[Dataset excerpt]
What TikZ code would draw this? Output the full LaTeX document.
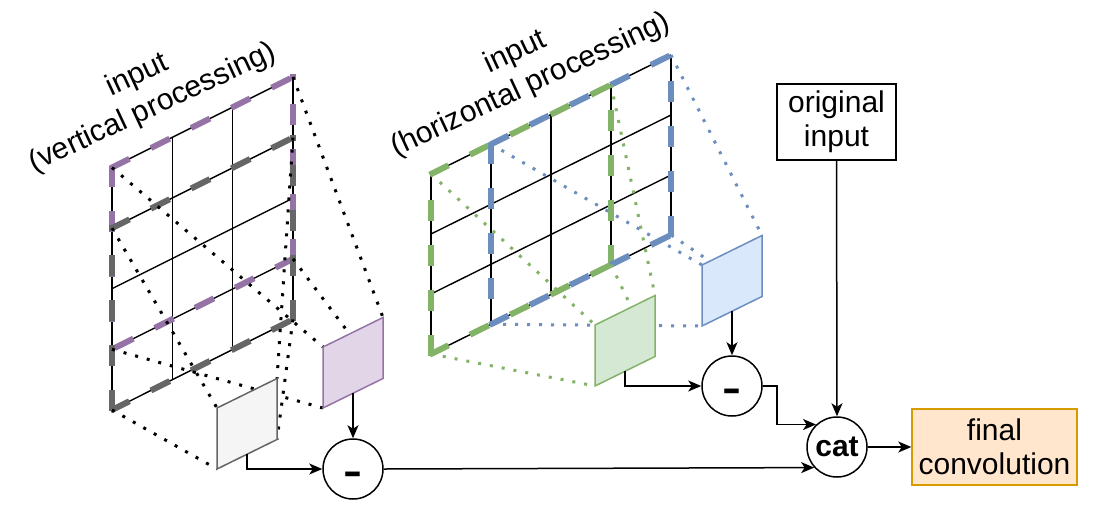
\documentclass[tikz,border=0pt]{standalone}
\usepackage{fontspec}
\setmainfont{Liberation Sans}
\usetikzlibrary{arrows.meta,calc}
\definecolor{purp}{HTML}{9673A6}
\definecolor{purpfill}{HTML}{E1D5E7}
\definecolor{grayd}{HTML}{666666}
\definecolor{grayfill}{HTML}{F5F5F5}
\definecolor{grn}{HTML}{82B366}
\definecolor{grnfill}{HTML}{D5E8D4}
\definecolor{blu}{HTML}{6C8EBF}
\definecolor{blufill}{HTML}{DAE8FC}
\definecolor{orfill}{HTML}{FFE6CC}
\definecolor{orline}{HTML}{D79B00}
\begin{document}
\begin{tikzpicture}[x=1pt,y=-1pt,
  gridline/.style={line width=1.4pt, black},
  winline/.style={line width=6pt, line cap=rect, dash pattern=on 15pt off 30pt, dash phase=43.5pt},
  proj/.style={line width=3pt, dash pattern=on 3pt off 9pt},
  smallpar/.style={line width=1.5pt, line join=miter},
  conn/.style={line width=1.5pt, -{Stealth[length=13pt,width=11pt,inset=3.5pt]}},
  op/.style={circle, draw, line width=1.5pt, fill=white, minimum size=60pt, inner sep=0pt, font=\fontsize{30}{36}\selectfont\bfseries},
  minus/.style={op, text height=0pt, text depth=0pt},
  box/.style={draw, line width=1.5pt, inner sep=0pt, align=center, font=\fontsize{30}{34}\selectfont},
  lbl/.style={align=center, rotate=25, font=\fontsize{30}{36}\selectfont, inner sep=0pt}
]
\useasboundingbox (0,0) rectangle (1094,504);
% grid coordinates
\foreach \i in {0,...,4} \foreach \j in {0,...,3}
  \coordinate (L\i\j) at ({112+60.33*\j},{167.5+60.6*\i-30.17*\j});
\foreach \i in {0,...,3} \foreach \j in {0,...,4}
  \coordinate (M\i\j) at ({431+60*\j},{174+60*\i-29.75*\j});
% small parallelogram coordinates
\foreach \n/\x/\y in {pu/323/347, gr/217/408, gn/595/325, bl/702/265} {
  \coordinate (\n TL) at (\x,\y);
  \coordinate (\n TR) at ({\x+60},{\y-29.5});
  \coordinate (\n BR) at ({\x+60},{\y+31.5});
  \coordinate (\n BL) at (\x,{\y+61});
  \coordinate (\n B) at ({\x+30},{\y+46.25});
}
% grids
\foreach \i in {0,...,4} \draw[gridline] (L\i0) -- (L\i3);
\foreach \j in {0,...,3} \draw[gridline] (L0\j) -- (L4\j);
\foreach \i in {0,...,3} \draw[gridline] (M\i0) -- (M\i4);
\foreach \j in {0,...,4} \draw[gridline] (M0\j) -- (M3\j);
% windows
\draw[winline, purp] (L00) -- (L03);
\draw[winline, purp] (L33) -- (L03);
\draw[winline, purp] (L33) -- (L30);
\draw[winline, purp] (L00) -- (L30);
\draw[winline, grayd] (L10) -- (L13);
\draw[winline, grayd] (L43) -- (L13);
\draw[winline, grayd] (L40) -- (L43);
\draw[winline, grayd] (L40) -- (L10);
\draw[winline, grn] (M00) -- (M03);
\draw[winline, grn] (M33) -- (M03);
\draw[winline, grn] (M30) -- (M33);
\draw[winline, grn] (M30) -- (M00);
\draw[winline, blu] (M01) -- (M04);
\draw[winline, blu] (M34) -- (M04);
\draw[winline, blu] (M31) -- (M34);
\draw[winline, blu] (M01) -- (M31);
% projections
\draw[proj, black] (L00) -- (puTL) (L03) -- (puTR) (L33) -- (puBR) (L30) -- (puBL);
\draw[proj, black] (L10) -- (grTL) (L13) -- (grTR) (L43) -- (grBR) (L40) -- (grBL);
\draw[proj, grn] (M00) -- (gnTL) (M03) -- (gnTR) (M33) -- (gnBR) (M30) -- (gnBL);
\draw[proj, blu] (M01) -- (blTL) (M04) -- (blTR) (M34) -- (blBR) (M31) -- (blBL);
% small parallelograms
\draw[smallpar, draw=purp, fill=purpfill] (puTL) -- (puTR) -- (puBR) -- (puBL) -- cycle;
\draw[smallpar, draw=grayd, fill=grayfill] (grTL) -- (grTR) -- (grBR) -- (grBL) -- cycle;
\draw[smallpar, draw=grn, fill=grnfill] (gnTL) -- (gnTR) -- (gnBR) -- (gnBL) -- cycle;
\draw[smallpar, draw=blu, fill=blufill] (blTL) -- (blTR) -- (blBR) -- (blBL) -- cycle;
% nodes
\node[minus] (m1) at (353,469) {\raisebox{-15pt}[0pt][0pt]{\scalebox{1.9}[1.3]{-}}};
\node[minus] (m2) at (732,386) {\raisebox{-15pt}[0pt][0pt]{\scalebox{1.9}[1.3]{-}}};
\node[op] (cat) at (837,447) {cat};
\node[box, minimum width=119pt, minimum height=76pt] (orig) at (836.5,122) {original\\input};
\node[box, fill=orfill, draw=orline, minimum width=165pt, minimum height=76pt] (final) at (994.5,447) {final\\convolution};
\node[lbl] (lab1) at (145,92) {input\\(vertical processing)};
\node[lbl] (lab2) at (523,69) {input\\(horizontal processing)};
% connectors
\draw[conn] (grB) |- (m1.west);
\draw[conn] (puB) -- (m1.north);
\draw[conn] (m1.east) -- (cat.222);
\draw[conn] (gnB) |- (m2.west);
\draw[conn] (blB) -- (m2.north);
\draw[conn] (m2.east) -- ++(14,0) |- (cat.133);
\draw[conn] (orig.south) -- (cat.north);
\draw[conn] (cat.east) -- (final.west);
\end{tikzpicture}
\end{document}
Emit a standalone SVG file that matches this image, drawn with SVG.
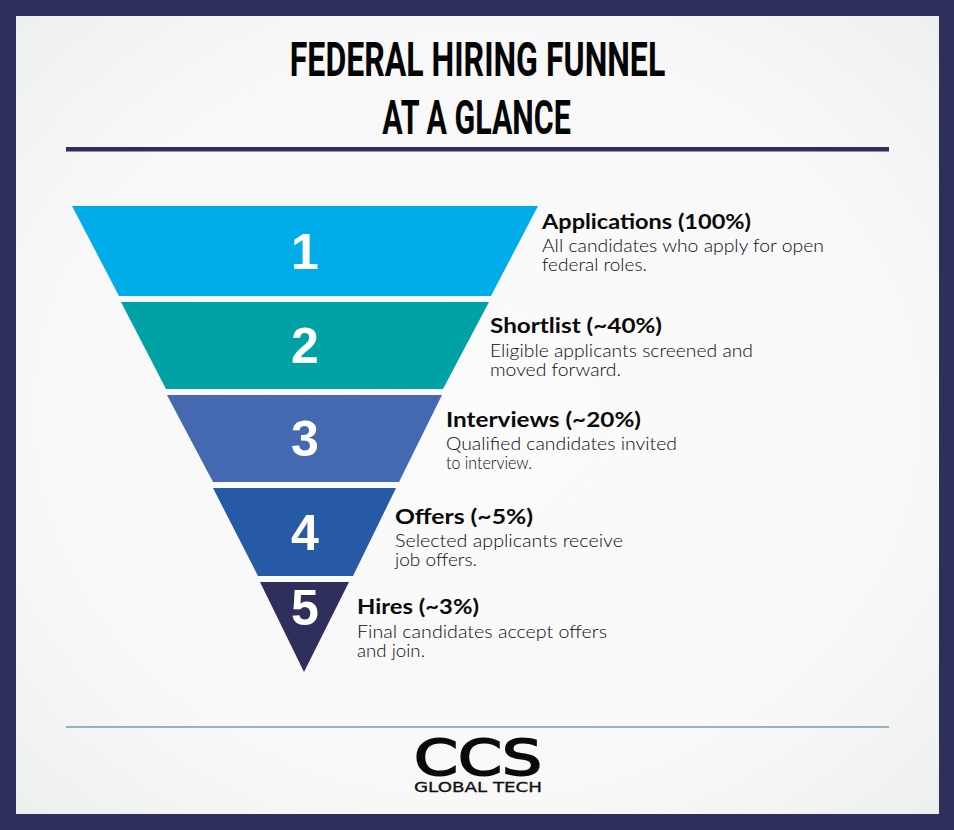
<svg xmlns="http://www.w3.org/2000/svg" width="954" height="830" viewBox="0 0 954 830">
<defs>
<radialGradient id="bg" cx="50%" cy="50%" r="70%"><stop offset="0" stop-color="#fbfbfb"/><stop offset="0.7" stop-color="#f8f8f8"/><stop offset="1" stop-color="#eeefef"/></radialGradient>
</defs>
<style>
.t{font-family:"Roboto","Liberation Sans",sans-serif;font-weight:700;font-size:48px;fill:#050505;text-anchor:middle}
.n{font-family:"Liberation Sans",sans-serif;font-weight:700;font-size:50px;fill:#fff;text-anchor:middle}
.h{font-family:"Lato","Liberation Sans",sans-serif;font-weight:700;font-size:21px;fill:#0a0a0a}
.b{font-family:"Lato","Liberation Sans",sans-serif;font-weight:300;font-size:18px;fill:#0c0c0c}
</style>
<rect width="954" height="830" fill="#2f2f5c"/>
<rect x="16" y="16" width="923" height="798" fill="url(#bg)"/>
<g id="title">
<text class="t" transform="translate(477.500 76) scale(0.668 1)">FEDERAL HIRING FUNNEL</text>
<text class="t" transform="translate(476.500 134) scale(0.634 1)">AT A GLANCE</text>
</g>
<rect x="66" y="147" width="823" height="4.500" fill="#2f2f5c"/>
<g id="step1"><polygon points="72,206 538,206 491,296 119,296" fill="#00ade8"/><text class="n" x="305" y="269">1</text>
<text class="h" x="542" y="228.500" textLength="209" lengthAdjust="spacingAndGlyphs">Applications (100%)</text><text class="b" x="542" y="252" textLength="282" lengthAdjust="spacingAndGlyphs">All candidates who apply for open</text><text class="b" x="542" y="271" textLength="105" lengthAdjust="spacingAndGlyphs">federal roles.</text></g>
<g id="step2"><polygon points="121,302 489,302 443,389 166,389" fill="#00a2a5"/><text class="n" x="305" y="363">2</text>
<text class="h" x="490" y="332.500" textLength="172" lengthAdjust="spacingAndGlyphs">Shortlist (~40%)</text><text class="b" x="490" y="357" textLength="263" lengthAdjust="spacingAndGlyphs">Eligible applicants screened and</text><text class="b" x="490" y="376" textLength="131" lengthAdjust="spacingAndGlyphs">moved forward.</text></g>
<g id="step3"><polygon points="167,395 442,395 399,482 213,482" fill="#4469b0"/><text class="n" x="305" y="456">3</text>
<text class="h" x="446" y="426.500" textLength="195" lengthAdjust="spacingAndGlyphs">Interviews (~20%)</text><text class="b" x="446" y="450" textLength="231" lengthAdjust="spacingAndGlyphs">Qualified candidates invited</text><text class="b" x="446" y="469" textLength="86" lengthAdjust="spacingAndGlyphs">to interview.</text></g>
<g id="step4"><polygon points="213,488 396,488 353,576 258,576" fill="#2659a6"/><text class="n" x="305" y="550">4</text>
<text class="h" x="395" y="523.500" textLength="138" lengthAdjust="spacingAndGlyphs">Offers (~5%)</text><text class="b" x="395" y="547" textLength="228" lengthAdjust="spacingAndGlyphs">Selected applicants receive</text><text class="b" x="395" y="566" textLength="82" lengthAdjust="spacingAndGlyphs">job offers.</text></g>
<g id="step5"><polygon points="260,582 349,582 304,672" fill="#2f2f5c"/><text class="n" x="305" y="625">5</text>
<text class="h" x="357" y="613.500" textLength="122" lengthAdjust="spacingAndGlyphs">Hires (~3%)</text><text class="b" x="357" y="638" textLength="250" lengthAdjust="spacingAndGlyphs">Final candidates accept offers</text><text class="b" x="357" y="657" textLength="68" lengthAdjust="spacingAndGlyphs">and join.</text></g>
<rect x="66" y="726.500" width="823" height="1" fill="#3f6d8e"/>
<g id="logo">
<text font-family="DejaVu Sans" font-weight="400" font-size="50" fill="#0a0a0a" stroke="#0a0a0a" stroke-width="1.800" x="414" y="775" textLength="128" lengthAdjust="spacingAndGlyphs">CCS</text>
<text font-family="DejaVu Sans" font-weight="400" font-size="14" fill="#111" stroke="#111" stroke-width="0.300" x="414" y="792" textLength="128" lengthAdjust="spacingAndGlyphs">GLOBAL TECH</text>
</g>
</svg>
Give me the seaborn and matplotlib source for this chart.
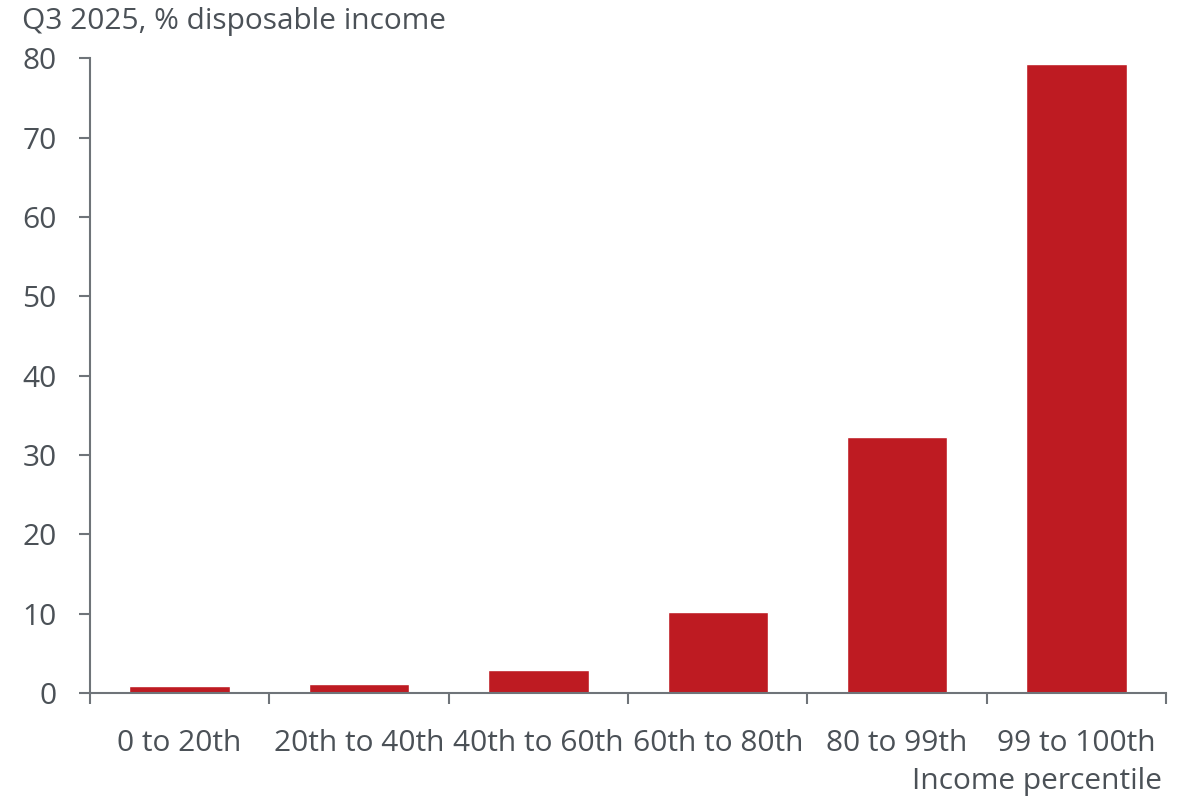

→ **Short exercise**: Scan the material above and determine how many lines include the word "this"; report only the number.

→ **Task result**: 3